In English the phrasing of, "Due to the peculiarities of the Linux
kernel ..." reads naturally and we have identified the kernel that we
are talking about.  If one were to say, "Due to the peculiarities of
Linux, the kernel, ..." it would not be a natural phrasing order and
would imply that Linux has multiple parts, of which one part is the
kernel part, but there are also other parts.  That is not what is
being intended to be said.  The implication of that phrasing might be,
"Linux, the editor, ..." or some such when there is no Linux editor
that I am aware.  Therefore we use the natural order most of the time.

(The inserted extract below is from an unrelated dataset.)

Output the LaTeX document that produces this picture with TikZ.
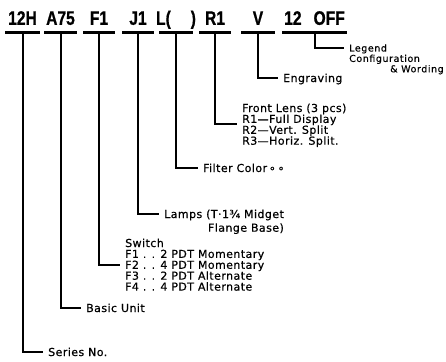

This is just the same as when we say things like "the Emacs editor" or
"the Vim editor" or other things of which there are many editors and
we wish to identify one of them.

The important point there is to properly indicate what is providing
the uname(3) system call information.  In that case it is talking
about the Linux kernel uniquely.  Which is distinct from a BSD kernel,
or an HP-UX kernel, or an AIX kernel, or a Solaris kernel, or any of
the other kernels that also exist and often run GNU Project software
such as GNU coreutils.  There is also a Debian implementation running
a FreeBSD kernel with a GNU userland running GNU coreutils!  Each
kernel provides different information that they have chosen.  The GNU
uname(1) command is simply displaying it.

Please refer to the GNU/Linux FAQ by Richard Stallman for more details
concerning use, and the reasoning behind it, of these terms.